By Anton Balazh @ Shutterstock.com
At The American Conservative, Pat Buchanan says Kim Jong-un’s nuclear weapons placed his country—which has a per capita income lower than Haiti’s—on the map. Pat wonders if Kim will “give up his most reliable deterrent against an attack by the United States or China.” Pat writes (abridged):
President Donald Trump appears to belong to what might be called the Benjamin Disraeli school of diplomacy.
The British prime minister once counseled, “Everyone likes flattery; and when you come to Royalty you should lay it on with a trowel.”

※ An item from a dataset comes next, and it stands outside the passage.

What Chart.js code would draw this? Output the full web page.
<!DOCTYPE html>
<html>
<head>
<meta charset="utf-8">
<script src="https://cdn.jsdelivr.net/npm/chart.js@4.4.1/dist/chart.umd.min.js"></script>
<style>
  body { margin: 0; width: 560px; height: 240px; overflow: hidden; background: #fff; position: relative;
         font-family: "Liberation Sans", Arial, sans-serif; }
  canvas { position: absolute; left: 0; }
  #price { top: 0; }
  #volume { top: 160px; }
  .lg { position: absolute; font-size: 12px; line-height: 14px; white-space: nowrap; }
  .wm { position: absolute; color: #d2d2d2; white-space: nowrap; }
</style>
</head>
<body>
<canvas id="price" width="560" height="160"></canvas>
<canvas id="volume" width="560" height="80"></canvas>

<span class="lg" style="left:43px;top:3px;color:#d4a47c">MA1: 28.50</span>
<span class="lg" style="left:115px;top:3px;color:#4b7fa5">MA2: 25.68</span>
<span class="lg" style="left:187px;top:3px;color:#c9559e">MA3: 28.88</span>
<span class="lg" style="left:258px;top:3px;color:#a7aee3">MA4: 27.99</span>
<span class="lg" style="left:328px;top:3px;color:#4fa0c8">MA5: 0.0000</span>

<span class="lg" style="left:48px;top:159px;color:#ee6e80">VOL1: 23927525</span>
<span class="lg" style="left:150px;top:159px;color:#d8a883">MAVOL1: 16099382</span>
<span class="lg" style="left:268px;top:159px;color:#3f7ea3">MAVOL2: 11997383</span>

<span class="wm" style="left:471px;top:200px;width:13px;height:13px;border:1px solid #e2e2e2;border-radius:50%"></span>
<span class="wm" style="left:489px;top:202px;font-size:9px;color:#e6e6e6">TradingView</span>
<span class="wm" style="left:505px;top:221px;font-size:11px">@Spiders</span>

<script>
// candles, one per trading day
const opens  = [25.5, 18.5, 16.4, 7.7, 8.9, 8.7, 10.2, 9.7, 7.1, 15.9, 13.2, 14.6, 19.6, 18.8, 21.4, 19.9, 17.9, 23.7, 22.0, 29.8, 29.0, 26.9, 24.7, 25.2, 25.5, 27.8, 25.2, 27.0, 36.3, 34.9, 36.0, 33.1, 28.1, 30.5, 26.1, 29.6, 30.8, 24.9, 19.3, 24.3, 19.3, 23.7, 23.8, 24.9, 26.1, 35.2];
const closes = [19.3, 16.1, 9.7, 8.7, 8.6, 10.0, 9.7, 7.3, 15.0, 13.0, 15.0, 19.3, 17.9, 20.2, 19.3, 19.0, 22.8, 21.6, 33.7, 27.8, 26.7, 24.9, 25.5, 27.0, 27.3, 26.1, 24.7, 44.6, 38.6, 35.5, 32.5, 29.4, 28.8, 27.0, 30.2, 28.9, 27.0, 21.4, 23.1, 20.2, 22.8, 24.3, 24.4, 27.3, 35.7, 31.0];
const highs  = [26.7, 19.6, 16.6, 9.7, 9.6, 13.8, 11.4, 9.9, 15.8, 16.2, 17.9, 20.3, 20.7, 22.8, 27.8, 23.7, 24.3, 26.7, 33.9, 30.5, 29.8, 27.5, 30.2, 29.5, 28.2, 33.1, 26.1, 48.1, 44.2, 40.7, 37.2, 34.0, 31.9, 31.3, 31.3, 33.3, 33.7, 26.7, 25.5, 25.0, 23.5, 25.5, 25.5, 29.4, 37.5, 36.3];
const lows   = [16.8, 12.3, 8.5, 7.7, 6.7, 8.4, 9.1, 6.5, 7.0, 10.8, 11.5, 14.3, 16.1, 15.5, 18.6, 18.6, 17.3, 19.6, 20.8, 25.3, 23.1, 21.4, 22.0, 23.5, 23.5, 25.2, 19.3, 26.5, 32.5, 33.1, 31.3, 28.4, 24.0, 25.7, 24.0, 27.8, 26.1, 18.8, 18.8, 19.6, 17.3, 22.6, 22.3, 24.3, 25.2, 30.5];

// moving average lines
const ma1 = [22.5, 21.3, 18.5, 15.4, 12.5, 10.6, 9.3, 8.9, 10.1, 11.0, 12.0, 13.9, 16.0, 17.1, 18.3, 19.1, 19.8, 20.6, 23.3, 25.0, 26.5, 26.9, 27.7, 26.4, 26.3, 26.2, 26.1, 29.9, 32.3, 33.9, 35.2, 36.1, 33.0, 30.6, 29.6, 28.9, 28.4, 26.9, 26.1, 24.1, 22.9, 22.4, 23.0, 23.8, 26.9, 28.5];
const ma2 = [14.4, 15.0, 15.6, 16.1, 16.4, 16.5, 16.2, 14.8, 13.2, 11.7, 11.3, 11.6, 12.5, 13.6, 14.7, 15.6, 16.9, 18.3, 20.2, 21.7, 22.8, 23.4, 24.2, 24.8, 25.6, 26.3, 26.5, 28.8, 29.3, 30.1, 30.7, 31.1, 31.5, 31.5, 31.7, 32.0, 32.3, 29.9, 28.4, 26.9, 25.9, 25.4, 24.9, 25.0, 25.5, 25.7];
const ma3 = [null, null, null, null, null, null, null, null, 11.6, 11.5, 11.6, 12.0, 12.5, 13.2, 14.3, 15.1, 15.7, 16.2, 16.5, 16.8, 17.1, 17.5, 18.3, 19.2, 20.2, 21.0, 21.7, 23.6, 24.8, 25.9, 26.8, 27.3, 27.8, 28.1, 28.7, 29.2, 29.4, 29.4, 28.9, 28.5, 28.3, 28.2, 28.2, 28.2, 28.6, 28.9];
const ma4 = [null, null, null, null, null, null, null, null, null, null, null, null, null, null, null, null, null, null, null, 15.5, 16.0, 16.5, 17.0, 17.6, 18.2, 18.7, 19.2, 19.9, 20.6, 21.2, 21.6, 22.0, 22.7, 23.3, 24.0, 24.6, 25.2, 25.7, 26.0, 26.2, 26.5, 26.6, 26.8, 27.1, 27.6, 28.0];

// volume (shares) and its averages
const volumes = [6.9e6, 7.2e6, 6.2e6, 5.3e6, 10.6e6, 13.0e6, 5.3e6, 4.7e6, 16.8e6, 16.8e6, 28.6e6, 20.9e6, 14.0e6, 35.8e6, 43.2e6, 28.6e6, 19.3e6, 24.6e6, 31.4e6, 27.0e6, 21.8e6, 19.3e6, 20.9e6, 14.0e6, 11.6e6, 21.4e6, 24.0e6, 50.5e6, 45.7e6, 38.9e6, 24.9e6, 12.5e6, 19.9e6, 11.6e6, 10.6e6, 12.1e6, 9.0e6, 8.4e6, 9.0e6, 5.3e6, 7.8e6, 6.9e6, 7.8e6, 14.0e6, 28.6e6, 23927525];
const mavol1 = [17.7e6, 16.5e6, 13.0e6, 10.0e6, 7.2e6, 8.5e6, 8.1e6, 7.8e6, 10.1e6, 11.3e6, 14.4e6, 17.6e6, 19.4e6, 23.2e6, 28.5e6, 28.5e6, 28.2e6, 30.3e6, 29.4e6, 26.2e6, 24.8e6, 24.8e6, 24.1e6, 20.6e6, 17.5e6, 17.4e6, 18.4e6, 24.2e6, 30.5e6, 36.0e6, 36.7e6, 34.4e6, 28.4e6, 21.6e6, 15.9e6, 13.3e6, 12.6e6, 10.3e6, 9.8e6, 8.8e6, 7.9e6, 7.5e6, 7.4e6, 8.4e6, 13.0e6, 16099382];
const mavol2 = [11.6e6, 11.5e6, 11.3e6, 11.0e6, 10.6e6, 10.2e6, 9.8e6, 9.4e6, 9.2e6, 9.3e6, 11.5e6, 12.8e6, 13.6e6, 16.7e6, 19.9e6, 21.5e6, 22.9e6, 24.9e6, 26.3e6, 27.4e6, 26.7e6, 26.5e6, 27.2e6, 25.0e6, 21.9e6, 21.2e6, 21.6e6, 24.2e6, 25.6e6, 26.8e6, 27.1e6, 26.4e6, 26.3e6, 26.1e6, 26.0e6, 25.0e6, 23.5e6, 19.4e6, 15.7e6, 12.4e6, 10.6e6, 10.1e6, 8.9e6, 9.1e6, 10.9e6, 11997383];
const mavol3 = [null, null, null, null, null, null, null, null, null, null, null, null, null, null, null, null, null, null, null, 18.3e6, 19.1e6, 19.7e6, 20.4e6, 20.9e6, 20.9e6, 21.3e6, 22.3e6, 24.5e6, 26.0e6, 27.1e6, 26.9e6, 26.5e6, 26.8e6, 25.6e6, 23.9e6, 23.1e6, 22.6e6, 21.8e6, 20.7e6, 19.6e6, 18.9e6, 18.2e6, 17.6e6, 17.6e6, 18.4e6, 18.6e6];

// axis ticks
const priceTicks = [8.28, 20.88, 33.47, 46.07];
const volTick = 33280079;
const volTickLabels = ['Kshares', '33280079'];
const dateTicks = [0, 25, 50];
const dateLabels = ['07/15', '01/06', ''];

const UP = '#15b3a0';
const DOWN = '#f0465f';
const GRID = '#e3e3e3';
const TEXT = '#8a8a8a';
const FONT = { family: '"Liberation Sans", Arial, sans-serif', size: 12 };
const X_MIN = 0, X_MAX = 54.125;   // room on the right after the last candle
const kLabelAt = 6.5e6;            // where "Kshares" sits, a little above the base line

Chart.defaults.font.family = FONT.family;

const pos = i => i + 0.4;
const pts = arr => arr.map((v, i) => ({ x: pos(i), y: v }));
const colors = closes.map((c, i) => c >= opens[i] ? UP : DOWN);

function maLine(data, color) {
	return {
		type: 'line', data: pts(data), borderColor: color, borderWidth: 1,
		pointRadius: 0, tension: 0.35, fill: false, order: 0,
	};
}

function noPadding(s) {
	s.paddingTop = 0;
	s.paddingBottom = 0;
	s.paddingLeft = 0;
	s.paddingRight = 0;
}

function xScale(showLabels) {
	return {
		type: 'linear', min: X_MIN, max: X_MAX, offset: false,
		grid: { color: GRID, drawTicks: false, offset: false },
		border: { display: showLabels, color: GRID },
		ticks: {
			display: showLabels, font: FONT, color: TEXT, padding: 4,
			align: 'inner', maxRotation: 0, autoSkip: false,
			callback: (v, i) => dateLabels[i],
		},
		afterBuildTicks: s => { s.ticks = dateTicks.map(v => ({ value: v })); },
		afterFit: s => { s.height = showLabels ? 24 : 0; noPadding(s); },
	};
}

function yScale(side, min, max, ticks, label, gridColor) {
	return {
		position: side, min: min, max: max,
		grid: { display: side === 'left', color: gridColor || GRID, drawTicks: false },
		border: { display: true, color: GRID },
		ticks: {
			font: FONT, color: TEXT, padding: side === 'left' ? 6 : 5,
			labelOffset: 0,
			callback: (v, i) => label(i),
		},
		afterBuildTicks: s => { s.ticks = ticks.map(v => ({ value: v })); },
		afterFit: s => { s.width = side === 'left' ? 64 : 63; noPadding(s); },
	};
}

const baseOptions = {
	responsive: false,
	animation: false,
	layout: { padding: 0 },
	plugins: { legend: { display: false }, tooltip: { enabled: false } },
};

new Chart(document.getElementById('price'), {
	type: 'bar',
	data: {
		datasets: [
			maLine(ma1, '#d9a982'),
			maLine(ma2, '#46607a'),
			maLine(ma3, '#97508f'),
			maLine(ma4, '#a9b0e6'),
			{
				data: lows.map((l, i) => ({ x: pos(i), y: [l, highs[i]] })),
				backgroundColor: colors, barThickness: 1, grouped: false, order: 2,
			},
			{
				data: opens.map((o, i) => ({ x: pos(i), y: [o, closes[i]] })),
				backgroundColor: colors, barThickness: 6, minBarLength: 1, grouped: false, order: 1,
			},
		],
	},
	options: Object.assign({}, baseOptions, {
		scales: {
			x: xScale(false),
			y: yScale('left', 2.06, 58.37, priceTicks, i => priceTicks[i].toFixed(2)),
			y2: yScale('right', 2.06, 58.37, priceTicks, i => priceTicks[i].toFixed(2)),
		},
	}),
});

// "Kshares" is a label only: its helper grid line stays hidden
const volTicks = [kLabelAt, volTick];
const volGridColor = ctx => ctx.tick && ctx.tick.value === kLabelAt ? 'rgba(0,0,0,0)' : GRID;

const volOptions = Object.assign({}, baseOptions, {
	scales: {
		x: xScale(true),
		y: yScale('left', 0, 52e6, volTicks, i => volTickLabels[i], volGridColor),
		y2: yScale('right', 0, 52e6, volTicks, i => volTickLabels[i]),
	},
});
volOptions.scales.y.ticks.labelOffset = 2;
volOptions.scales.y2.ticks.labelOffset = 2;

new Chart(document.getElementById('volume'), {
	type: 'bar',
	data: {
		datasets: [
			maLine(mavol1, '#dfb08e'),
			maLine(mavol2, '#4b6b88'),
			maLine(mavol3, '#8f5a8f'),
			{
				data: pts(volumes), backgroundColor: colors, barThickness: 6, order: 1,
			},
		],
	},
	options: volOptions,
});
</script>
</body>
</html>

At his Singapore summit, Trump smartly saluted a North Korean general and then lavished praise on Kim Jong Un as a “strong guy” with a “good personality” and a “great negotiator.”
As leader of a country with a per capita income smaller than Haiti’s, Kim is being told he must surrender the weapons that placed him and North Korea in the world’s most exclusive club, to which only eight other nations belong: the U.S., Russia, China, Britain, France, India, Pakistan and Israel.
Will Kim, whose nuclear weapons have enabled him to strut on the world stage and trade insults with the president of the United States, give them up to become the leader of a poor backward nation, with half the population of South Korea and not even 4 percent of the economy of the South?
Will he give up his most reliable deterrent against an attack by the United States or China?
In the Kim-Trump relationship, this is where the rubber meets the road. Kim has seen how Americans treat nations—like Gadhafi’s Libya, Saddam’s Iraq, and Iran—that decline to develop or surrender the kind of weapons his country took decades to plan, test, produce and deploy.
Should Kim give up his nukes, what U.S. president would fly halfway around the world to meet him one-to-one?
Hence the crucial question: Will he ever really give them up?